Only decades later did they reunite and release a string of albums. “One guy said the Flatlanders was the only band that lived their careers in reverse,” he adds. “That’s kind of true. We’ve released more stuff now than when we were together.”
That time, though, got Ely thinking more deeply about song writing, about storytelling. His songs would have a place, an anchor. “To me, once I actually gave it a place, I could feel the story better,” he says. “Not all songs were like that, but a lot of them were. I was able to pick out the characters. I am always careful not to write about anything verbatim and true. I leave it open, where new people can come in and add twists to the story. I liked doing it that way. It intrigued me.”
Ely always carried a notebook in his guitar case. He kept a journal and made drawings (some released as a book, Bonfire of Roadmaps). Now, he also carries a camera.
“Sometimes I’d write only a line or something going by the window,” he says. “Maybe add something from the days before that and I’d have a theme and I’d start digging into it and trying to uncover the puzzle. A song is a puzzle and you’re always trying to break into the secret part of it. “
Some songs gestate for years. “Ranches and Rivers,” a cut from “Letter to Laredo he likely will play at the Sandler, took seven or eight years. Ely had the verses but never could find a suitable chorus until one day, while flipping through other songs, he found one that fit perfectly. “All of a sudden, the song was finished,” he says.
Songwriting skills earned him a major label deal in the 1980s and an interesting assortment of fans. His early records didn’t get any play in the U.S.; they were too rockin’ for Nashville and too twangy for LA. But they were played by the BBC. Ely toured the UK, playing the Wembley Festival and soon found Joe Strummer and The Clash backstage offering to show him and his band around town.
They hung out, hitting nightspots, record stores, and sharing favorite poets. After Ely got back to Texas, Strummer called asking him to help with some shows. He called promoters. The Clash came to the border, playing a high school gym in Laredo, a brothel in Juarez, and a club in Lubbock. Later, Ely sang backing vocals on “Should I Stay or Should I Go.”
“They wanted to play the out of the way places,” Ely says. “The same with Springsteen. He came to see us and invited me to come back and sit in with him. We figured we had the same kind of backgrounds, off the beaten path.
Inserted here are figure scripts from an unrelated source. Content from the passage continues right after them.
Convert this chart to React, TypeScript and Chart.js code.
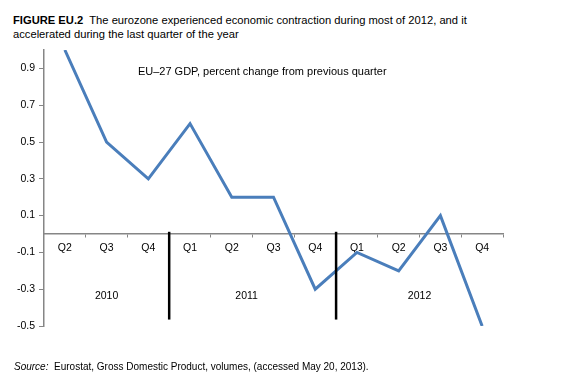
import React, { useEffect, useRef } from "react";
import { Chart, registerables } from "chart.js";

Chart.register(...registerables);

const quarters = ["Q2", "Q3", "Q4", "Q1", "Q2", "Q3", "Q4", "Q1", "Q2", "Q3", "Q4"];
const gdpChange = [1.0, 0.5, 0.3, 0.6, 0.2, 0.2, -0.3, -0.1, -0.2, 0.1, -0.5];
const years = ["2010", "2011", "2012"];
const yearFirstIndex = [0, 3, 7];
const yearLastIndex = [2, 6, 10];
const yTicks = [-0.5, -0.3, -0.1, 0.1, 0.3, 0.5, 0.7, 0.9];
const yMin = -0.5;
const yMax = 1.0;
const seriesLabel = "EU\u201327 GDP, percent change from previous quarter";

const FONT = "'Liberation Sans', Arial, sans-serif";

const overlayPlugin = {
  id: "overlay",
  afterDatasetsDraw(chart: any) {
    const ctx = chart.ctx;
    const xs = chart.scales.x;
    const ys = chart.scales.y;
    ctx.save();
    // year separators
    ctx.strokeStyle = "#000000";
    ctx.lineWidth = 2.5;
    for (let i = 1; i < yearFirstIndex.length; i++) {
      const x = xs.getPixelForValue(yearFirstIndex[i] - 0.5);
      ctx.beginPath();
      ctx.moveTo(x, ys.getPixelForValue(0.012));
      ctx.lineTo(x, ys.getPixelForValue(-0.465));
      ctx.stroke();
    }
    // year labels
    ctx.fillStyle = "#000000";
    ctx.font = `10.5px ${FONT}`;
    ctx.textAlign = "center";
    ctx.textBaseline = "middle";
    years.forEach((y, i) => {
      const c = (yearFirstIndex[i] + yearLastIndex[i]) / 2;
      ctx.fillText(y, xs.getPixelForValue(c) - (i === 1 ? 6 : 0), ys.getPixelForValue(-0.34));
    });
    // series label
    ctx.font = `11px ${FONT}`;
    ctx.textAlign = "left";
    ctx.fillText(seriesLabel, xs.getPixelForValue(1.75), ys.getPixelForValue(0.878));
    ctx.restore();
  },
};

export default function App() {
  const ref = useRef<HTMLCanvasElement | null>(null);

  useEffect(() => {
    if (!ref.current) return;
    const chart = new Chart(ref.current, {
      type: "line",
      data: {
        labels: quarters,
        datasets: [
          {
            label: seriesLabel,
            data: gdpChange,
            borderColor: "#4A7EBB",
            borderWidth: 3,
            pointRadius: 0,
            tension: 0,
            fill: false,
          },
        ],
      },
      options: {
        responsive: false,
        animation: false,
        devicePixelRatio: 1,
        layout: { padding: { left: 0, top: 50, right: 59, bottom: 60 } },
        plugins: { legend: { display: false }, tooltip: { enabled: false } },
        scales: {
          x: {
            type: "category",
            position: { y: 0 },
            offset: true,
            grid: {
              display: true,
              drawOnChartArea: false,
              offset: true,
              color: "#868686",
              tickLength: 3,
              lineWidth: 1,
            },
            border: { display: true, color: "#868686", width: 1.5 },
            ticks: {
              color: "#000000",
              font: { family: FONT, size: 10.5 },
              padding: 5,
              maxRotation: 0,
              autoSkip: false,
            },
            afterFit: (s: any) => {
              s.height = 0;
            },
          },
          y: {
            min: yMin,
            max: yMax,
            afterBuildTicks: (s: any) => {
              s.ticks = yTicks.map((v) => ({ value: v }));
            },
            grid: {
              drawOnChartArea: false,
              color: "#868686",
              tickLength: 5,
            },
            border: { display: true, color: "#868686", width: 1.5 },
            ticks: {
              color: "#000000",
              font: { family: FONT, size: 10.5 },
              padding: 4,
              callback: (v: any) => Number(v).toFixed(1),
            },
            afterFit: (s: any) => {
              s.width = 44;
            },
          },
        },
      },
      plugins: [overlayPlugin],
    });
    return () => chart.destroy();
  }, []);

  return (
    <div
      style={{
        position: "absolute",
        left: 0,
        top: 0,
        width: 562,
        height: 386,
        background: "#ffffff",
        fontFamily: FONT,
        color: "#000000",
        overflow: "hidden",
      }}
    >
      <div
        style={{
          position: "absolute",
          left: 13,
          top: 13,
          width: 545,
          fontSize: 11.2,
          lineHeight: "14px",
          whiteSpace: "pre-wrap",
        }}
      >
        <b>FIGURE EU.2</b>
        {"  The eurozone experienced economic contraction during most of 2012, and it\naccelerated during the last quarter of the year"}
      </div>
      <canvas
        ref={ref}
        width={562}
        height={386}
        style={{ position: "absolute", left: 0, top: 0, width: 562, height: 386 }}
      />
      <div
        style={{
          position: "absolute",
          left: 14,
          top: 360,
          fontSize: 10,
          lineHeight: "14px",
          whiteSpace: "pre",
        }}
      >
        <i>Source:</i>
        {"  Eurostat, Gross Domestic Product, volumes, (accessed May 20, 2013)."}
      </div>
    </div>
  );
}
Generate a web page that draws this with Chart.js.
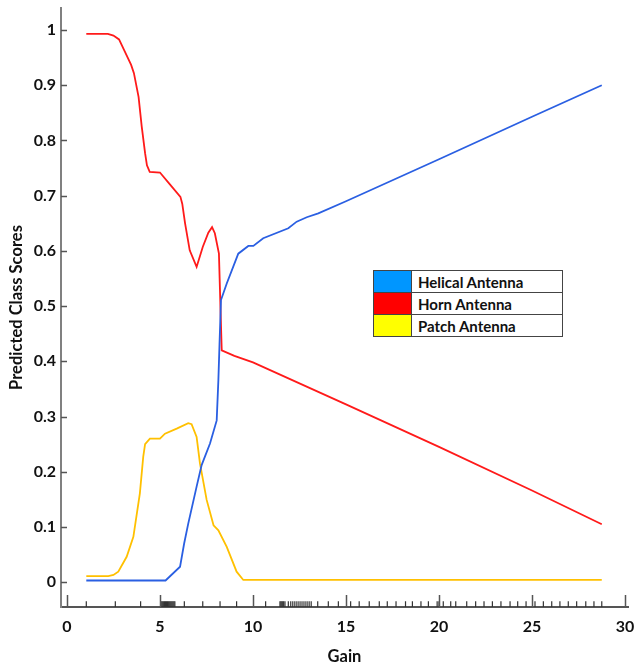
<!DOCTYPE html>
<html>
<head>
<meta charset="utf-8">
<script src="https://cdn.jsdelivr.net/npm/chart.js@4.4.1/dist/chart.umd.min.js"></script>
<style>
  html, body { margin: 0; padding: 0; background: #ffffff; }
  #wrap { position: relative; width: 641px; height: 669px; }
  #key {
    position: absolute; left: 373px; top: 270px;
    border-collapse: collapse; font-family: Lato, "Liberation Sans", sans-serif;
    font-weight: bold; font-size: 15px; color: #111;
    background: #fff;
  }
  #key td { border: 1px solid #444; height: 21px; padding: 0; line-height: 18px; }
  #key td.sw { width: 37px; }
  #key td.lb { width: 144px; padding-left: 6px; }
</style>
</head>
<body>
<div id="wrap">
  <canvas id="c" width="641" height="669"></canvas>
  <table id="key">
    <tr><td class="sw" style="background:#0096ff"></td><td class="lb">Helical Antenna</td></tr>
    <tr><td class="sw" style="background:#ff0000"></td><td class="lb">Horn Antenna</td></tr>
    <tr><td class="sw" style="background:#ffff00"></td><td class="lb">Patch Antenna</td></tr>
  </table>
</div>
<script>
// Predicted class scores against gain, one curve per antenna class
const helicalGain  = [1.04, 5.3, 6.08, 6.3, 6.52, 6.97, 7.24, 7.69, 8.05, 8.14, 8.2, 8.28, 8.59, 9.21, 9.75, 10.02, 10.55, 11.9, 12.35, 12.89, 13.51, 15, 20, 25, 28.75];
const helicalScore = [0.003, 0.003, 0.028, 0.07, 0.106, 0.173, 0.212, 0.251, 0.293, 0.366, 0.43, 0.511, 0.541, 0.595, 0.609, 0.609, 0.623, 0.641, 0.653, 0.661, 0.668, 0.69, 0.766, 0.843, 0.9];

const hornGain  = [1.04, 2.2, 2.5, 2.8, 3.1, 3.45, 3.6, 3.85, 4.02, 4.2, 4.3, 4.45, 5.0, 5.5, 6.1, 6.2, 6.35, 6.6, 6.97, 7.3, 7.6, 7.8, 7.95, 8.17, 8.25, 8.32, 9.0, 10, 15, 20, 25, 28.75];
const hornScore = [0.993, 0.993, 0.99, 0.983, 0.962, 0.937, 0.922, 0.879, 0.825, 0.777, 0.755, 0.743, 0.742, 0.722, 0.698, 0.685, 0.65, 0.601, 0.571, 0.607, 0.633, 0.643, 0.632, 0.595, 0.5, 0.42, 0.41, 0.398, 0.322, 0.245, 0.166, 0.105];

const patchGain  = [1.04, 2.22, 2.5, 2.76, 3.21, 3.57, 3.92, 4.1, 4.2, 4.46, 5.0, 5.27, 5.9, 6.52, 6.7, 6.97, 7.15, 7.51, 7.88, 8.14, 8.59, 9.12, 9.48, 28.75];
const patchScore = [0.011, 0.011, 0.013, 0.019, 0.046, 0.082, 0.161, 0.227, 0.25, 0.26, 0.26, 0.269, 0.278, 0.288, 0.286, 0.263, 0.215, 0.149, 0.103, 0.094, 0.064, 0.019, 0.004, 0.004];

// Observed gain values, shown as a rug along the x axis
const rugGain = [1.04, 2.6, 3.96,
  5.05, 5.1, 5.15, 5.2, 5.25, 5.3, 5.35, 5.4, 5.45, 5.5, 5.55, 5.6, 5.65, 5.7, 5.75, 5.8,
  6.31, 7.3, 8.23, 9.12, 10.68, 11.45, 11.5, 11.55, 11.6, 11.65, 11.72, 11.9,
  12.03, 12.14, 12.25, 12.36, 12.47, 12.58, 12.69, 12.8, 12.91, 13.02, 13.13,
  13.48, 14.05, 14.59, 15.25, 15.71, 16.25, 16.79, 17.22, 17.69, 18.2, 18.57, 19.03, 19.43,
  19.9, 20.0, 20.23, 20.63, 20.9, 21.49, 21.97, 22.42, 22.87, 23.33, 23.82, 24.23, 24.68,
  25.16, 25.61, 26.06, 26.5, 26.95, 27.4, 27.89, 28.33, 28.75];
const rugLevel = -0.04;

const xTicks = [0, 5, 10, 15, 20, 25, 30];
const yTicks = [0, 0.1, 0.2, 0.3, 0.4, 0.5, 0.6, 0.7, 0.8, 0.9, 1];

const pts = (xs, ys) => xs.map((x, i) => ({ x: x, y: ys[i] }));

// Tick marks drawn inward from both axis lines
const inwardTicks = {
  id: 'inwardTicks',
  afterDatasetsDraw(chart) {
    const { ctx, scales: { x, y } } = chart;
    ctx.save();
    ctx.strokeStyle = '#555555';
    ctx.lineWidth = 1.5;
    ctx.beginPath();
    yTicks.forEach(v => {
      const py = Math.round(y.getPixelForValue(v)) + 0.5;
      ctx.moveTo(x.left, py);
      ctx.lineTo(x.left + 6, py);
    });
    xTicks.forEach(v => {
      const px = Math.round(x.getPixelForValue(v)) + 0.5;
      ctx.moveTo(px, y.bottom);
      ctx.lineTo(px, y.bottom - 12);
    });
    ctx.stroke();
    ctx.restore();
  }
};

const font = { family: 'Lato, "Liberation Sans", sans-serif', weight: 'bold' };

new Chart(document.getElementById('c'), {
  type: 'scatter',
  data: {
    datasets: [
      { label: 'Helical Antenna', data: pts(helicalGain, helicalScore), showLine: true,
        borderColor: '#2a5fe2', borderWidth: 1.8, pointRadius: 0, tension: 0 },
      { label: 'Horn Antenna', data: pts(hornGain, hornScore), showLine: true,
        borderColor: '#ff1a1a', borderWidth: 1.8, pointRadius: 0, tension: 0 },
      { label: 'Patch Antenna', data: pts(patchGain, patchScore), showLine: true,
        borderColor: '#ffc000', borderWidth: 1.8, pointRadius: 0, tension: 0 },
      { label: 'rug', data: rugGain.map(g => ({ x: g, y: rugLevel })), showLine: false,
        pointStyle: 'line', rotation: 90, pointRadius: 3, borderColor: '#333333',
        borderWidth: 1.2, pointHoverRadius: 3 }
    ]
  },
  options: {
    responsive: false,
    animation: false,
    events: [],
    layout: { padding: { top: 8, right: 13, left: 0, bottom: 0 } },
    plugins: { legend: { display: false }, tooltip: { enabled: false } },
    scales: {
      x: {
        type: 'linear', min: -0.32, max: 30.16,
        afterFit: s => { s.height = 62; s.paddingLeft = 0; s.paddingRight = 0; },
        afterBuildTicks: s => { s.ticks = xTicks.map(v => ({ value: v })); },
        grid: { display: true, drawOnChartArea: false, drawTicks: false },
        border: { display: true, color: '#555555', width: 2 },
        ticks: { padding: 10, color: '#111', font: { ...font, size: 16 }, maxRotation: 0,
                 callback: v => String(v) },
        title: { display: true, text: 'Gain', color: '#111', font: { ...font, size: 16.5 },
                 padding: { top: 0, bottom: 2 } }
      },
      y: {
        type: 'linear', min: -0.045, max: 1.04,
        afterFit: s => { s.width = 61; s.paddingTop = 0; s.paddingBottom = 0; },
        afterBuildTicks: s => { s.ticks = yTicks.map(v => ({ value: v })); },
        grid: { display: true, drawOnChartArea: false, drawTicks: false },
        border: { display: true, color: '#808080', width: 2 },
        ticks: { padding: 5, color: '#111', font: { ...font, size: 16 },
                 callback: v => String(Number(v.toFixed(1))) },
        title: { display: true, text: 'Predicted Class Scores', color: '#111',
                 font: { ...font, size: 16.5 }, padding: { top: 7, bottom: 0 } }
      }
    }
  },
  plugins: [inwardTicks]
});
</script>
</body>
</html>
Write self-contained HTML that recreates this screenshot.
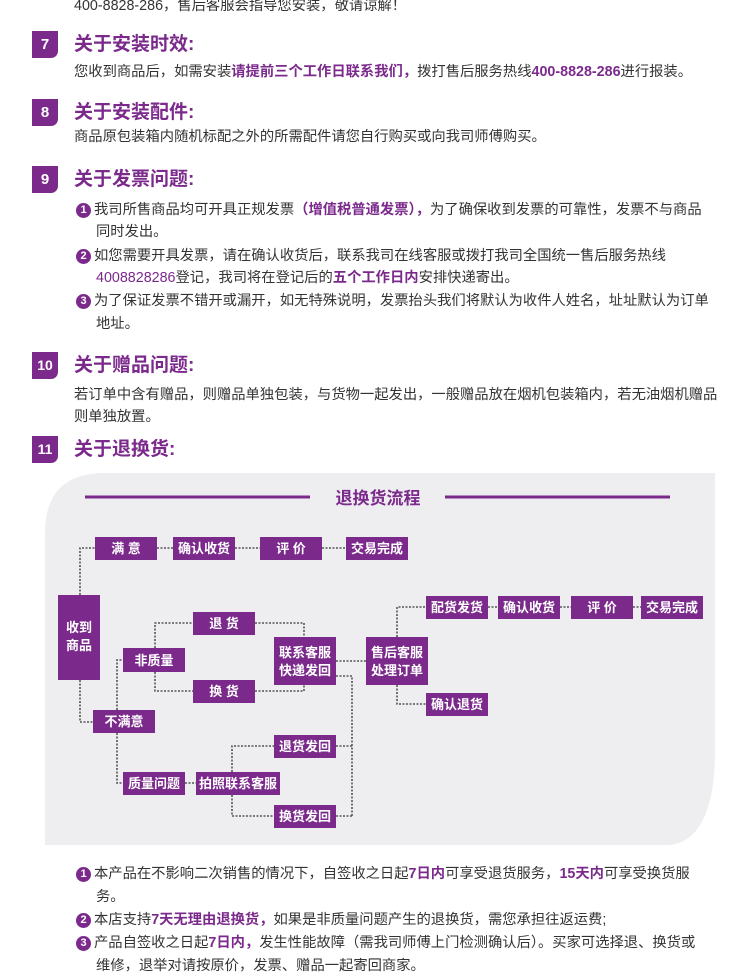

I played the honky tonks; he played the rock clubs.”
Ely still walks the streets of towns, taking in the scene, adding to his notebooks. He figures he has five or six more books of writings and journals, things that could turn into songs. Like Woody Guthrie before him, he spends his time on the road observing and writing. In “Bonfire of Roadmaps,” he writes:
Pack up after Amarillo show for a 2 a.m. drive to Lubbock
I argue with crew; I’m at the end of my rope
Like horses in a pasture everyone can smell the barn
‘Fine,’ I say, ‘I’ll just ride on the roof!’
And this tour ends, at least this leg
With a carload of crazy musicians on Highway 87
And me, riding on the roof of the van screaming with glee
On the Amarillo Highway with the wind in my hair…
Packing up is what he has to do now, ending our interview, going home to the road, falling under the spell of wheels.
“I’m headed out,” he says, “I have to drive 400 miles to Lubbock today.”
Joe Ely, Ruthie Foster, and Paul Thorn at The Sandler Center for the Performing Arts, Nov. 22, 8 p.m. Tickets are $30-$45.